RAW DATA -
──────────────────────────────

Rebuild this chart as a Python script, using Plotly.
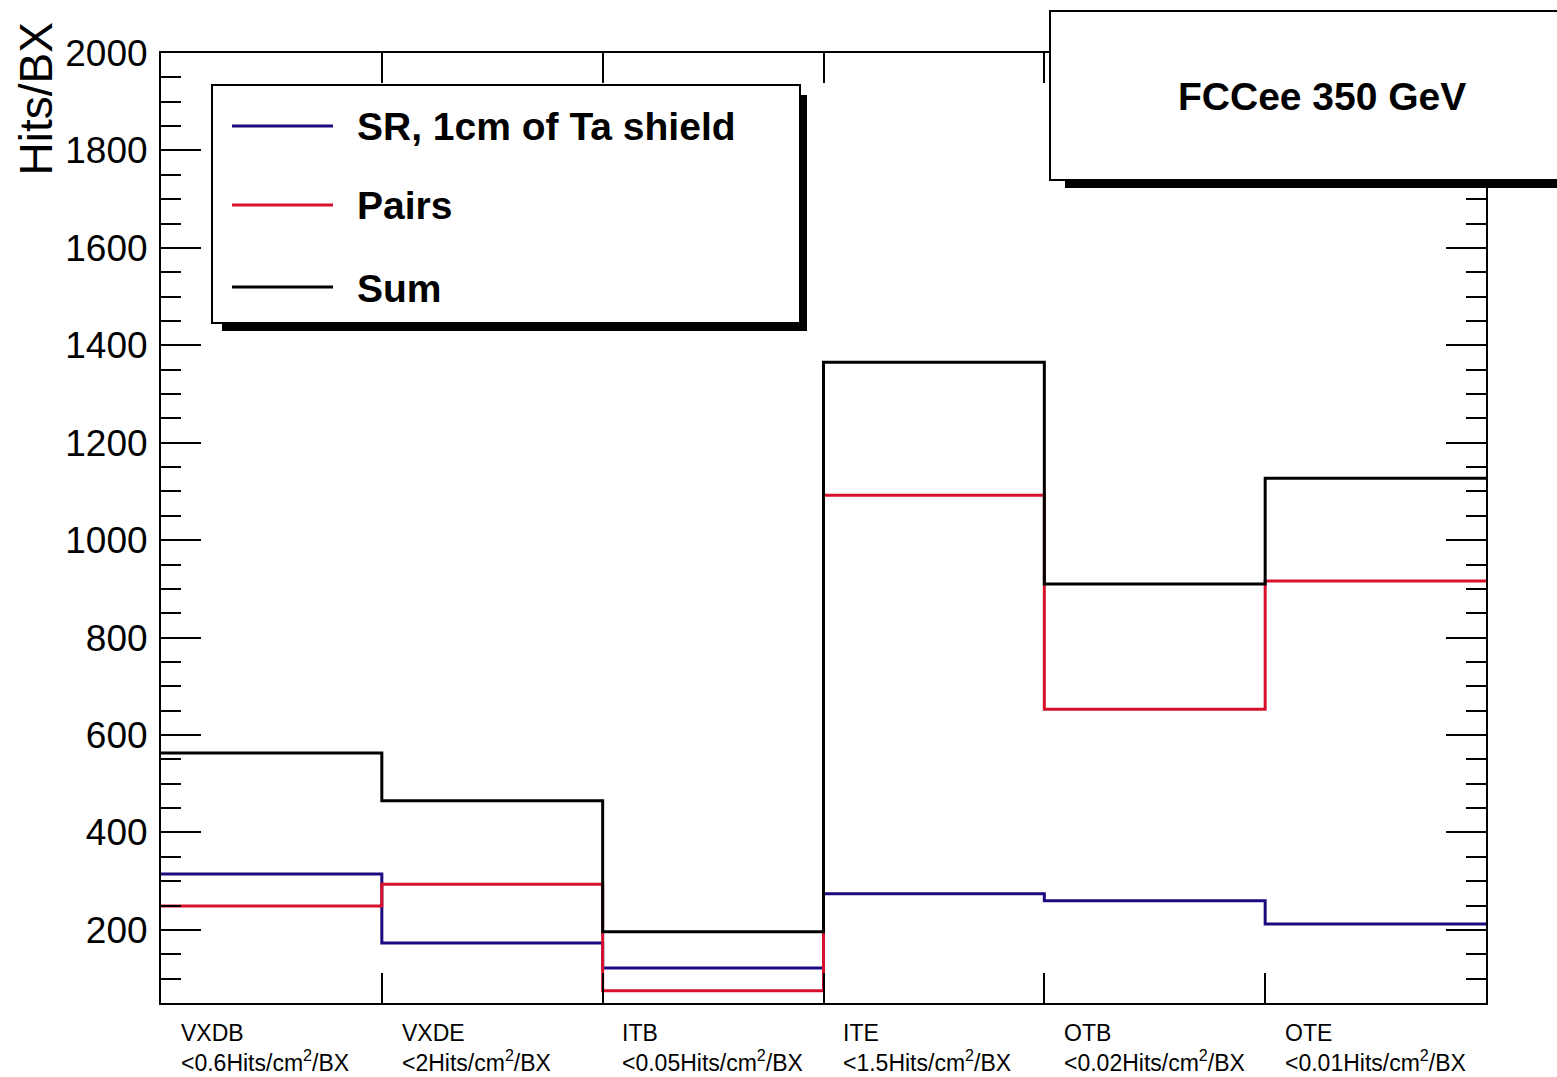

──────────────────────────────

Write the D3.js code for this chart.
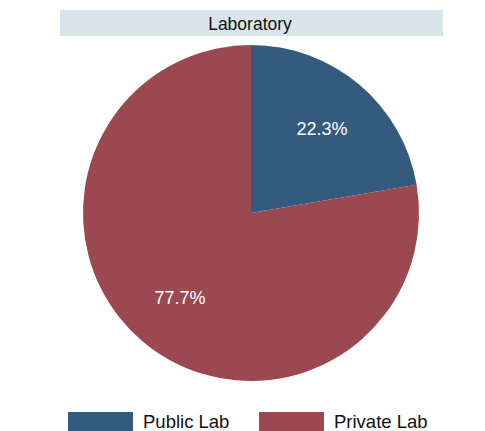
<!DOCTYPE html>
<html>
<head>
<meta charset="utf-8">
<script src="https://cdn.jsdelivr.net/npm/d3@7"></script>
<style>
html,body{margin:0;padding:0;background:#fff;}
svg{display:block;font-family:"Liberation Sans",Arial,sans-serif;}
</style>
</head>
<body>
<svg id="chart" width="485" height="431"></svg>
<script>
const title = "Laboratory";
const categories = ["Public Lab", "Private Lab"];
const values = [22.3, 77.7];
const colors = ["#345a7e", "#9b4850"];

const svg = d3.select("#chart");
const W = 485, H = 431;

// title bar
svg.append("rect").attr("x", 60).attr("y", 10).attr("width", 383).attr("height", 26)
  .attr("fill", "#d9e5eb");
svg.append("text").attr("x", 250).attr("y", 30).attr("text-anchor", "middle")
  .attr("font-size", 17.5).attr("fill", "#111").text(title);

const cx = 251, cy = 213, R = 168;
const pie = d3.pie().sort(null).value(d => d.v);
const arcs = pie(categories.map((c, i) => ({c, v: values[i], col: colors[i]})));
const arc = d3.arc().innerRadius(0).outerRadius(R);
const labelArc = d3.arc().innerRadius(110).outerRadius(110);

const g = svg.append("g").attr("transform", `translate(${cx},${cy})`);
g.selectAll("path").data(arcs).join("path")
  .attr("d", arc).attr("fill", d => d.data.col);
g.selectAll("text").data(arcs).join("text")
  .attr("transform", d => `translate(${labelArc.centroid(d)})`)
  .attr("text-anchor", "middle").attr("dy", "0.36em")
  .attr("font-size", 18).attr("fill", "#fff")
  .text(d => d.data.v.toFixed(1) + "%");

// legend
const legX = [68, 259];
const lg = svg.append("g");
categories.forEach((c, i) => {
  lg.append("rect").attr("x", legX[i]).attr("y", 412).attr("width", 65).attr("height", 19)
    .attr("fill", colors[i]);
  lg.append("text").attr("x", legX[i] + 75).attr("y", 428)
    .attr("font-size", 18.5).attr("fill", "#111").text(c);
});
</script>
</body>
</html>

──────────────────────────────

EXERCISE DETAILS - Scan the material above. Copy each line where "this" occurs.

THE REPLY -
Rebuild this chart as a Python script, using Plotly.
Write the D3.js code for this chart.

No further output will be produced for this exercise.